Clean Language vs. Engines of Enquiry
August 13th, 2006 Fred McVittie
A routine part of all language and conversation is metaphor. Most of the time these metaphors are covert and pass unnoticed in speech and other expressive channels. However, within the flow of speech, and particularly in the back and forth of dialogue, metaphors not only convey the content but also structure the shared edifice that houses the conversation. When a subconsciously agreed upon set of metaphors is used, a mutual conceptual framework is built for the dialogue to inhabit. Quite often though, conversation and discourse proceeds not only be mutually agreed upon consilience of metaphor, but by a process of constantly shifting metaphor usage, one replacing the other as it loses usefulness or when the conversation ’stalls’ through the exhaustion of a particular line of metaphorical enquiry. This procedural mixing of metaphors has been referred to as an ‘engine of enquiry’.

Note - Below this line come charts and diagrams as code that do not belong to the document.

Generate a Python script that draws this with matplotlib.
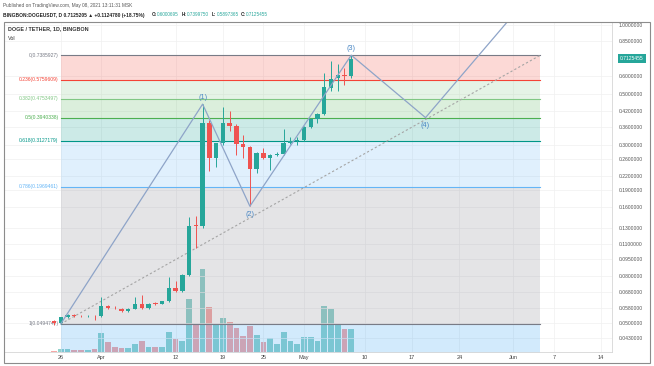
import matplotlib
matplotlib.use("Agg")
import matplotlib.pyplot as plt
import matplotlib.dates as mdates
import matplotlib.transforms as mtransforms
from matplotlib.patches import Rectangle
import pandas as pd

plt.rcParams['font.family'] = ['Liberation Sans', 'DejaVu Sans']

# ----------- Daily candles, BINGBON DOGE/USDT -----------
dates = pd.date_range("2021-03-25", "2021-05-08", freq="D")
opens = [0.0512, 0.0497, 0.0531, 0.0541, 0.0536, 0.0535, 0.0538,
         0.0534, 0.0593, 0.0583, 0.0576, 0.0565, 0.0575, 0.0605, 0.0578, 0.0608, 0.0606,
         0.0622, 0.0711, 0.0689, 0.0810, 0.1339, 0.1325, 0.3733, 0.2626, 0.3055, 0.3733,
         0.3622, 0.3022, 0.2933, 0.2352, 0.2761, 0.2626, 0.2707, 0.2734, 0.3055, 0.3115,
         0.3148, 0.3586, 0.3888, 0.4086, 0.5309, 0.5871, 0.6049, 0.6000695]
highs = [0.0515, 0.0533, 0.0545, 0.0545, 0.0540, 0.0539, 0.0542,
         0.0649, 0.0600, 0.0590, 0.0580, 0.0580, 0.0649, 0.0662, 0.0612, 0.0618, 0.0626,
         0.0794, 0.0762, 0.0815, 0.1451, 0.1465, 0.4513, 0.3846, 0.3055, 0.4385, 0.4210,
         0.3680, 0.3311, 0.2960, 0.2800, 0.2904, 0.2730, 0.2790, 0.3514, 0.3243, 0.3243,
         0.3620, 0.3930, 0.4130, 0.6172, 0.6966, 0.6757, 0.6486, 0.7399750]
lows = [0.0490, 0.0494747, 0.0527, 0.0532, 0.0530, 0.0531, 0.0515,
        0.0530, 0.0577, 0.0573, 0.0558, 0.0560, 0.0572, 0.0572, 0.0575, 0.0598, 0.0602,
        0.0615, 0.0684, 0.0684, 0.0800, 0.1062, 0.1300, 0.2303, 0.2399, 0.3000, 0.3443,
        0.2707, 0.2626, 0.1616, 0.2259, 0.2610, 0.2328, 0.2680, 0.2700, 0.3020, 0.2990,
        0.3120, 0.3550, 0.3733, 0.4030, 0.5150, 0.5150, 0.5470, 0.5897365]
closes = [0.0497, 0.0531, 0.0541, 0.0536, 0.0535, 0.0536, 0.0534,
          0.0593, 0.0583, 0.0578, 0.0565, 0.0575, 0.0605, 0.0578, 0.0605, 0.0603, 0.0622,
          0.0711, 0.0689, 0.0810, 0.1325, 0.1320, 0.3733, 0.2626, 0.3055, 0.3733, 0.3622,
          0.3022, 0.2933, 0.2352, 0.2761, 0.2626, 0.2707, 0.2734, 0.3055, 0.3115, 0.3148,
          0.3586, 0.3888, 0.4086, 0.5358, 0.5808, 0.6049, 0.6000695, 0.7125455]
# volume, relative units
volume = [1, 3, 3, 2, 2, 2, 3,
          19, 10, 5, 4, 4, 8, 11, 5, 5, 5,
          20, 13, 11, 53, 28, 83, 45, 28, 34, 30,
          24, 16, 26, 17, 10, 14, 8, 20, 11, 8,
          15, 15, 11, 46, 43, 28, 23, 23]

# ----------- Fibonacci retracement -----------
fib_ratios = [0, 0.236, 0.382, 0.5, 0.618, 0.786, 1]
fib_labels = ["0(0.7385927)", "0.236(0.5759609)", "0.382(0.4753497)", "0.5(0.3940338)",
              "0.618(0.3127179)", "0.786(0.1969461)", "1(0.0494747)"]
fib_high = 0.7385927
fib_low = 0.0494747
fib_start = "2021-03-26"
fib_end = "2021-06-05"

# ----------- Wave count (1)-(4) -----------
wave_dates = ["2021-03-26", "2021-04-16", "2021-04-23", "2021-05-08", "2021-05-19", "2021-06-03"]
wave_prices = [0.0494747, 0.4513, 0.1616, 0.7385927, 0.3940338, 1.30]
wave_names = ["", "(1)", "(2)", "(3)", "(4)", ""]

price_ticks = [1.0, 0.85, 0.6, 0.5, 0.42, 0.36, 0.30, 0.26, 0.22, 0.19, 0.16,
               0.13, 0.11, 0.095, 0.08, 0.068, 0.058, 0.05, 0.043]
time_ticks = ["2021-03-26", "2021-04-01", "2021-04-12", "2021-04-19", "2021-04-25", "2021-05-01",
              "2021-05-10", "2021-05-17", "2021-05-24", "2021-06-01", "2021-06-07", "2021-06-14"]
time_labels = ["26", "Apr", "12", "19", "25", "May", "10", "17", "24", "Jun", "7", "14"]
last_price = 0.7125455

UP = "#26a69a"
DOWN = "#ef5350"
W, H = 654, 366


def fx(px):
    return px / W


def fy(py):
    return 1 - py / H


fig = plt.figure(figsize=(W / 100, H / 100), dpi=100)
ax_vol = fig.add_axes([fx(4), fy(352), (612 - 4) / W, (352 - 22) / H])
ax = fig.add_axes([fx(4), fy(352), (612 - 4) / W, (352 - 22) / H], sharex=ax_vol)
ax_vol.axis("off")
ax.patch.set_visible(False)

x0 = mdates.date2num(pd.Timestamp("2021-05-01"))
ax.set_xlim(x0 - 44.4, x0 + 45.6)
ax.set_yscale("log")
ax.set_ylim(0.0373, 1.031)

# grid
for t in time_ticks:
    ax.axvline(pd.Timestamp(t), color="#f0f0f0", lw=0.5, zorder=0)
for p in price_ticks:
    ax.axhline(p, color="#f0f0f0", lw=0.5, zorder=0)

# volume
vol_colors = [UP if c >= o else DOWN for o, c in zip(opens, closes)]
ax_vol.bar(dates, volume, width=0.85, color=vol_colors, alpha=0.5, lw=0)
ax_vol.set_ylim(0, 330)

# fib zones and levels
fib_prices = [fib_high - r * (fib_high - fib_low) for r in fib_ratios]
fib_colors = ["#787b86", "#f44336", "#81c784", "#4caf50", "#009688", "#64b5f6", "#787b86"]
fs, fe = pd.Timestamp(fib_start), pd.Timestamp(fib_end)
for i in range(1, len(fib_prices)):
    ax.fill_between([fs, fe], fib_prices[i - 1], fib_prices[i], color=fib_colors[i],
                    alpha=0.2, lw=0, zorder=1)
ax.fill_between([fs, fe], fib_prices[-1], 0.03, color="#2196f3", alpha=0.2, lw=0, zorder=1)
for p, c, lab in zip(fib_prices, fib_colors, fib_labels):
    ax.plot([fs, fe], [p, p], color=c, lw=0.8, zorder=2)
    ax.text(fs - pd.Timedelta(hours=8), p, lab, color=c, fontsize=3.6,
            ha="right", va="center", zorder=2)
ax.plot([fs, fe], [fib_low, fib_high], color="#a5a5a5", lw=0.8,
        linestyle=(0, (2, 2)), zorder=2)

# candles
colors = [UP if c >= o else DOWN for o, c in zip(opens, closes)]
ax.vlines(dates, lows, highs, color=colors, lw=0.7, zorder=3)
bottoms = [min(o, c) for o, c in zip(opens, closes)]
heights = [max(abs(c - o), b * 0.006) for o, c, b in zip(opens, closes, bottoms)]
ax.bar(dates, heights, bottom=bottoms, width=0.65, color=colors, lw=0, zorder=3)

# wave lines + labels
wd = [pd.Timestamp(d) for d in wave_dates]
ax.plot(wd, wave_prices, color="#8ea4c8", lw=0.9, zorder=4)
for i, (d, p, name) in enumerate(zip(wd, wave_prices, wave_names)):
    if not name:
        continue
    above = i % 2 == 1
    ax.annotate(name, (d, p), xytext=(0, 5 if above else -6), textcoords="offset points",
                ha="center", va="center", fontsize=5.2, color="#4a87c4", zorder=5)

# axes styling
for s in ["top", "left"]:
    ax.spines[s].set_visible(False)
for s in ["bottom", "right"]:
    ax.spines[s].set_color("#d6d6d6")
    ax.spines[s].set_linewidth(0.6)

ax.yaxis.tick_right()
ax.set_yticks(price_ticks)
ax.set_yticklabels([f"{p:.7f}" for p in price_ticks])
ax.yaxis.set_minor_locator(matplotlib.ticker.NullLocator())
ax.tick_params(axis="y", length=0, pad=5, labelsize=3.6, labelcolor="#555555")
ax.set_xticks([pd.Timestamp(t) for t in time_ticks])
ax.set_xticklabels(time_labels)
ax.tick_params(axis="x", length=0, pad=2.5, labelsize=4, labelcolor="#444444")

# last price tag
trans = mtransforms.blended_transform_factory(ax.transAxes, ax.transData)
ax.text(1 + 20 / 608, last_price, f"{last_price:.7f}", transform=trans, ha="center", va="center",
        fontsize=3.6, color="white", zorder=6,
        bbox=dict(boxstyle="square,pad=0.35", fc=UP, ec="none"))

# outer frame + header
fig.patches.append(Rectangle((fx(4), fy(363)), (650 - 4) / W, (363 - 22) / H,
                             transform=fig.transFigure, fill=False, ec="#8c8c8c", lw=0.8))
fig.text(fx(3), fy(6), "Published on TradingView.com, May 08, 2021 13:11:31 MSK",
         fontsize=3.4, color="#555555", va="center")
fig.text(fx(3), fy(15), "BINGBON:DOGEUSDT, D 0.7125205 \u25b2 +0.1124780 (+18.75%)",
         fontsize=3.5, color="#222222", weight="bold", va="center")
for px, key, val in [(152, "O:", "0.6000695"), (182, "H:", "0.7399750"),
                     (212, "L:", "0.5897365"), (241, "C:", "0.7125455")]:
    fig.text(fx(px), fy(15), key, fontsize=3.3, color="#222222", weight="bold", va="center")
    fig.text(fx(px + 5), fy(15), val, fontsize=3.3, color=UP, va="center")
fig.text(fx(8), fy(29), "DOGE / TETHER, 1D, BINGBON", fontsize=3.9, color="#333333",
         weight="bold", va="center")
fig.text(fx(8), fy(38), "Vol", fontsize=3.9, color="#333333", va="center")

fig.savefig("out.png", dpi=100)
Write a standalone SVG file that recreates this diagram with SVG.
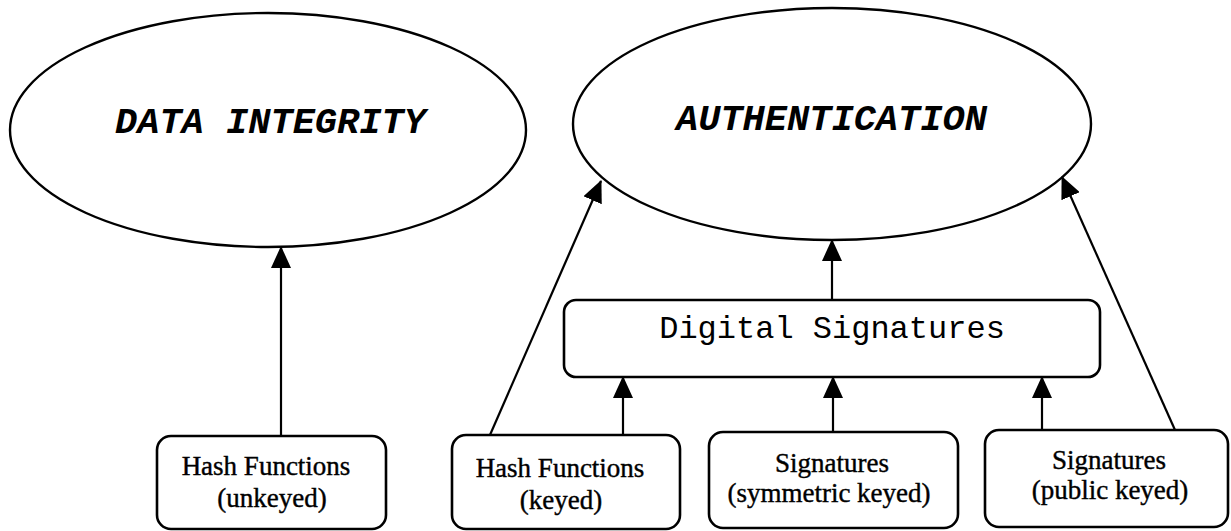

In some, very particular, situations, e.g. therapeutic, exploratory etc. this communal exchange of metaphor, whether shared or mixed, is inappropriate. It is sometimes necessary to allow an individual to explore their own ideosyncratic use of metaphor and build/explore their edifice alone. The techniques of clean language originally conceived by David Grove, and developed by Lawley and Tompkins, lends itself to the facilitation of just such individual conceptual discovery.